### Extracted material
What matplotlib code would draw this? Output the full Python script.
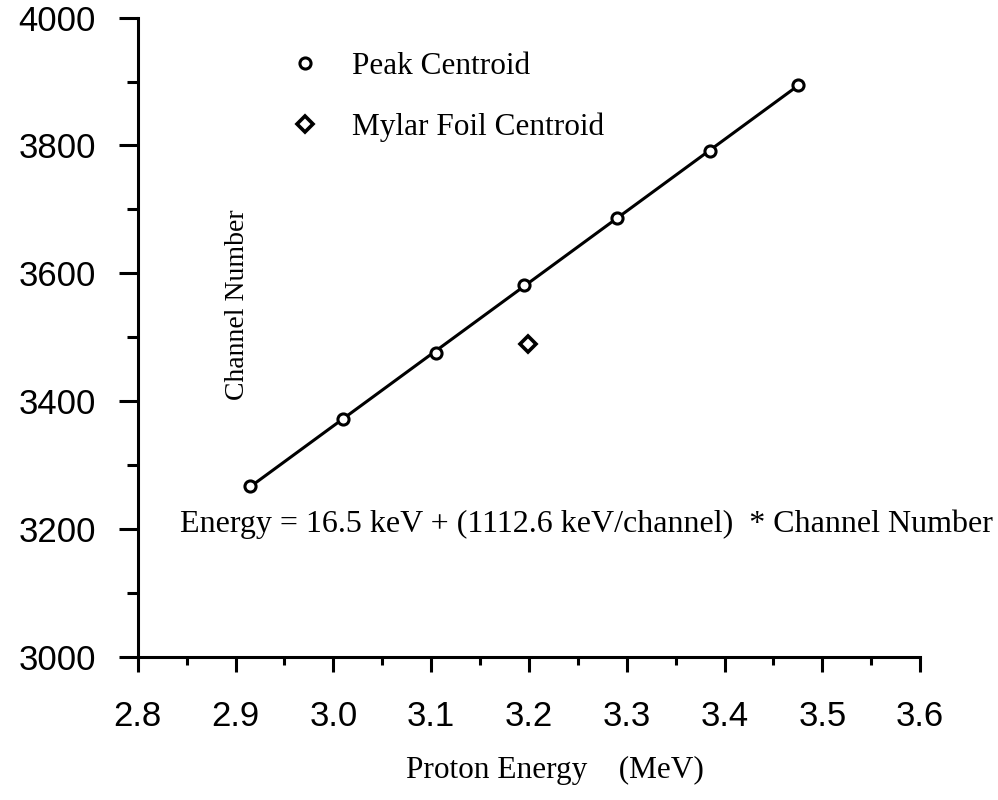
import numpy as np
import matplotlib.pyplot as plt
from matplotlib.ticker import MultipleLocator

# proton energy (MeV) vs. channel number of the peak centroid
energy = [2.915, 3.010, 3.105, 3.195, 3.290, 3.385, 3.475]
channel = [3267, 3372, 3476, 3582, 3687, 3791, 3894]

# mylar foil centroid
foil_energy = [3.199]
foil_channel = [3489]

xticks = [2.8, 2.9, 3.0, 3.1, 3.2, 3.3, 3.4, 3.5, 3.6]
xticklabels = ["2.8", "2.9", "3.0", "3.1", "3.2", "3.3", "3.4", "3.5", "3.6"]
yticks = [3000, 3200, 3400, 3600, 3800, 4000]

serif = "Liberation Serif"
sans = "Liberation Sans"

fig = plt.figure(figsize=(9.98, 8), dpi=100)
ax = fig.add_axes([0.138, 0.179, 0.784, 0.799])

# linear calibration through the peak centroids
p = np.polyfit(energy, channel, 1)
xfit = np.array([energy[0], energy[-1]])
ax.plot(xfit, np.polyval(p, xfit), color="black", lw=2.2, zorder=2)

ax.plot(energy, channel, "o", ms=8, mfc="white", mec="black", mew=2.2,
        zorder=3, label="Peak Centroid")
ax.plot(foil_energy, foil_channel, "D", ms=8, mfc="white", mec="black",
        mew=2.6, zorder=3, label="Mylar Foil Centroid")

ax.set_xlim(2.8, 3.6)
ax.set_ylim(3000, 4000)
ax.set_xticks(xticks)
ax.set_xticklabels(xticklabels)
ax.set_yticks(yticks)
ax.xaxis.set_minor_locator(MultipleLocator(0.05))
ax.yaxis.set_minor_locator(MultipleLocator(100))

for s in ["top", "right"]:
    ax.spines[s].set_visible(False)
for s in ["left", "bottom"]:
    ax.spines[s].set_linewidth(2.2)

ax.tick_params(which="major", direction="out", length=14, width=2.2)
ax.tick_params(which="minor", direction="out", length=8, width=2.2)
ax.tick_params(axis="x", which="major", length=11, pad=20)
ax.tick_params(axis="x", which="minor", length=6)
ax.tick_params(axis="y", which="major", pad=16)
for lab in ax.get_xticklabels() + ax.get_yticklabels():
    lab.set_fontfamily(sans)
    lab.set_fontsize(25)

ax.set_xlabel("Proton Energy    (MeV)", fontfamily=serif, fontsize=22.5,
              labelpad=14)
ax.xaxis.set_label_coords(0.533, -0.155)
ax.text(0.127, 0.551, "Channel Number", transform=ax.transAxes,
        rotation=90, ha="center", va="center", fontfamily=serif, fontsize=20)
ax.text(0.054, 0.207,
        "Energy = 16.5 keV + (1112.6 keV/channel)  * Channel Number",
        transform=ax.transAxes, ha="left", va="center",
        fontfamily=serif, fontsize=23)

ax.legend(loc="upper left", bbox_to_anchor=(0.158, 0.99), frameon=False,
          handlelength=1.0, handletextpad=1.0, labelspacing=1.0,
          prop={"family": serif, "size": 22.5})

fig.savefig("out.png", dpi=100)
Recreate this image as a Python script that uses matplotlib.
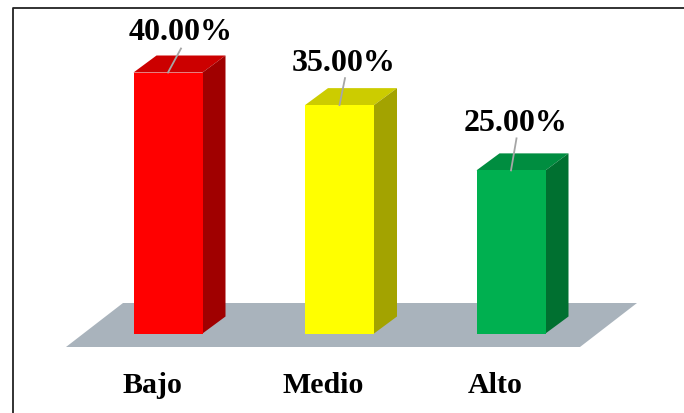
import numpy as np
import matplotlib
matplotlib.use("Agg")
import matplotlib.pyplot as plt
from matplotlib.patches import Polygon

plt.rcParams["font.family"] = ["Liberation Serif", "DejaVu Serif"]

categories = ["Bajo", "Medio", "Alto"]
values = [40.0, 35.0, 25.0]
labels = ["40.00%", "35.00%", "25.00%"]
front = ["#ff0000", "#ffff00", "#00b050"]
top = ["#cc0000", "#cccc00", "#008d40"]
side = ["#a00000", "#a3a300", "#007030"]

W, H = 684, 414
PX_X = 171.5      # px per category
PX_Y = 261 / 40   # px per percent
X0, Y0 = 168, 334.5  # pixel position of category 0, value 0
BW = 69 / PX_X
DX, DY = 23 / PX_X, 17 / PX_Y

# label placement relative to the top of each bar, in px
label_dx = [12.5, 4, 4.5]
label_dy = [41, 43, 48]
leader_dx = [13, 5.5, 5.5]
leader_dy = [24, 27, 32]

fig = plt.figure(figsize=(W / 100, H / 100), dpi=100)
ax = fig.add_axes([0, 0, 1, 1])
ax.set_xlim(-X0 / PX_X, (W - X0) / PX_X)
ax.set_ylim(-(H - Y0) / PX_Y, Y0 / PX_Y)
ax.axis("off")


def px(x, y):
    return ((x - X0) / PX_X, (Y0 - y) / PX_Y)


# frame: only left and top edges show
ax.plot(*zip(px(12.5, 414), px(12.5, 8.5), px(684, 8.5)),
        color="#222222", lw=1.3, solid_capstyle="butt", zorder=1)

# floor
ax.add_patch(Polygon([px(66, 348), px(580, 348), px(637, 304), px(123, 304)],
                     facecolor="#a9b3bc", edgecolor="none", zorder=2))

for i, v in enumerate(values):
    l, r = i - BW / 2, i + BW / 2
    ax.add_patch(Polygon([(l, 0), (r, 0), (r, v), (l, v)], fc=front[i], ec="none", zorder=4))
    ax.add_patch(Polygon([(l, v), (r, v), (r + DX, v + DY), (l + DX, v + DY)], fc=top[i], ec="none", zorder=3))
    ax.add_patch(Polygon([(r, 0), (r + DX, DY), (r + DX, v + DY), (r, v)], fc=side[i], ec="none", zorder=3))
    # leader line, then value label above the bar
    ax.plot([i, i + leader_dx[i] / PX_X], [v, v + leader_dy[i] / PX_Y], color="#a6a6a6", lw=1.3, zorder=5)
    ax.text(i + label_dx[i] / PX_X, v + label_dy[i] / PX_Y, labels[i], ha="center", va="center",
            fontsize=23, fontweight="bold", color="black", zorder=6)
    ax.text(i - 16 / PX_X, -51 / PX_Y, categories[i], ha="center", va="center",
            fontsize=21.5, fontweight="bold", color="black", zorder=6)

fig.savefig("out.png", dpi=100)
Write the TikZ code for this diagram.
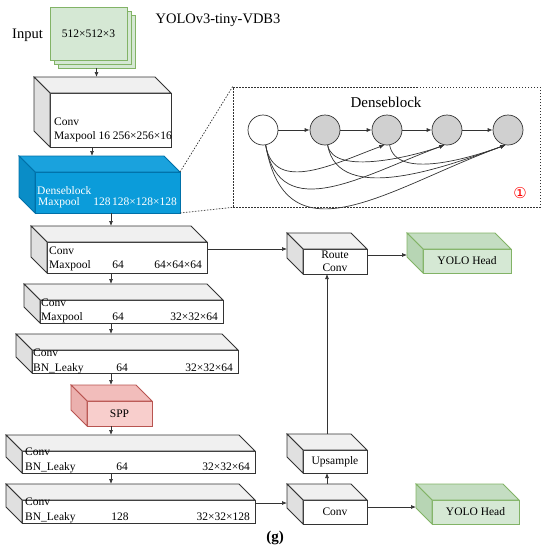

### Work to do
Extract every line of the records above that contains the word "matplotlib".

### Expected answer
What matplotlib code would draw this? Output the full Python script.
import matplotlib.pyplot as plt
from matplotlib.ticker import MultipleLocator
Recreate this image as a Python script that uses matplotlib.
import matplotlib
matplotlib.use("Agg")
import matplotlib.pyplot as plt
from matplotlib.patches import Polygon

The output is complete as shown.